There is a perception that if the US-Israel relationship is not one of unconditional support, that somehow the alliance is at huge risk. In essence, that means that anyone transported back to the 1980s, when the Reagan or George H.W. Bush administrations were more critical but supportive of Israel, would conclude the relationship was very bad. This kind of expectation leads to all sorts of misplaced pessimism.

The US has already reduced the warmth it shows toward other allies. The expectation that Israel will receive either complete support or that there is an existential crisis creates an impossible burden on the relationship. A healthier understanding of the relationship would pose the question more in line with Israel’s strength and the fact that healthy alliances may also have disagreements.

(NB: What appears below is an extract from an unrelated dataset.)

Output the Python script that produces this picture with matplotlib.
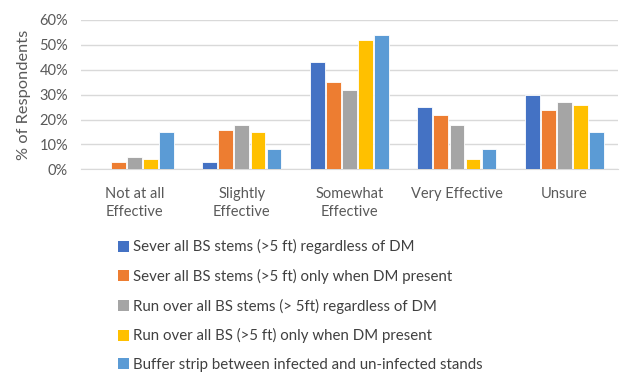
import numpy as np
import matplotlib.pyplot as plt
from matplotlib.patches import Patch

categories = ["Not at all\nEffective", "Slightly\nEffective", "Somewhat\nEffective",
              "Very Effective", "Unsure"]
series_names = ["Sever all BS stems (>5 ft) regardless of DM",
                "Sever all BS stems (>5 ft) only when DM present",
                "Run over all BS stems (> 5ft) regardless of DM",
                "Run over all BS (>5 ft) only when DM present",
                "Buffer strip between infected and un-infected stands"]
sever_all = [0, 3, 43, 25, 30]
sever_dm = [3, 16, 35, 22, 24]
run_all = [5, 18, 32, 18, 27]
run_dm = [4, 15, 52, 4, 26]
buffer_strip = [15, 8, 54, 8, 15]
colors = ["#4472C4", "#ED7D31", "#A5A5A5", "#FFC000", "#5B9BD5"]

plt.rcParams['font.family'] = ['Lato', 'DejaVu Sans']
text_col = "#595959"

fig = plt.figure(figsize=(6.2, 3.74), dpi=100)
ax = fig.add_axes([0.13, 0.547, 0.867, 0.4])

values = [sever_all, sever_dm, run_all, run_dm, buffer_strip]
x = np.arange(len(categories))
slot = 0.149
for i, (vals, c) in enumerate(zip(values, colors)):
    ax.bar(x + (i - 2) * slot, np.array(vals) / 100, width=slot * 0.92,
           color=c, edgecolor="white", linewidth=0.6, zorder=3)

ax.set_xlim(-0.5, len(categories) - 0.5)
ax.set_ylim(0, 0.6)
ax.set_yticks(np.arange(0, 0.61, 0.1))
ax.set_yticklabels([f"{int(round(v * 100))}%" for v in np.arange(0, 0.61, 0.1)])
ax.set_xticks(x)
ax.set_xticklabels(categories, linespacing=1.35)
ax.tick_params(axis="both", length=0, colors=text_col, labelsize=10.5)
ax.tick_params(axis="x", pad=13)
ax.tick_params(axis="y", pad=9)
ax.grid(axis="y", color="#D9D9D9", linewidth=1.0, zorder=0)
for s in ["top", "right", "left"]:
    ax.spines[s].set_visible(False)
ax.spines["bottom"].set_color("#D9D9D9")
ax.set_ylabel("% of Respondents", color=text_col, fontsize=11.8, labelpad=6)

handles = [Patch(facecolor=c, edgecolor="none") for c in colors]
leg = fig.legend(handles, series_names, loc="upper left", bbox_to_anchor=(0.18, 0.376),
                 frameon=False, fontsize=10.8, handlelength=0.75, handleheight=0.75,
                 handletextpad=0.3, labelspacing=0.97, borderaxespad=0)
for t in leg.get_texts():
    t.set_color("#404040")

fig.savefig("out.png", dpi=100, facecolor="white")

A confident Israel that recognizes its strengths and the limitations of that strength will be more confident in its future ties with the US and other countries.

There is a tendency to view many of Israel’s friendships abroad as a zero-sum game. Either it's perfect, or it’s bad. This isn’t always the fault of Israel. Other countries have adopted domestic politics that lead to broad swings in policy. One party comes to power and supports Israel, another party comes to power and doesn’t.

This lurching back and forth isn’t ideal in foreign policy. It creates a lot of uncertainty. This kind of uncertainty seems built into discussions about what Emanuel’s speech says about the future of the Democratic Party and Israel ties in the US. A more reasonable discussion would note that Israel’s larger challenge is going to be managing its own strength and deciding what kind of country it wants to be. Does it want to be the dynamic economy on display in places like Ramat HaHayel, or does it want to be distracted by extremism that is ripping at the fabric of the state?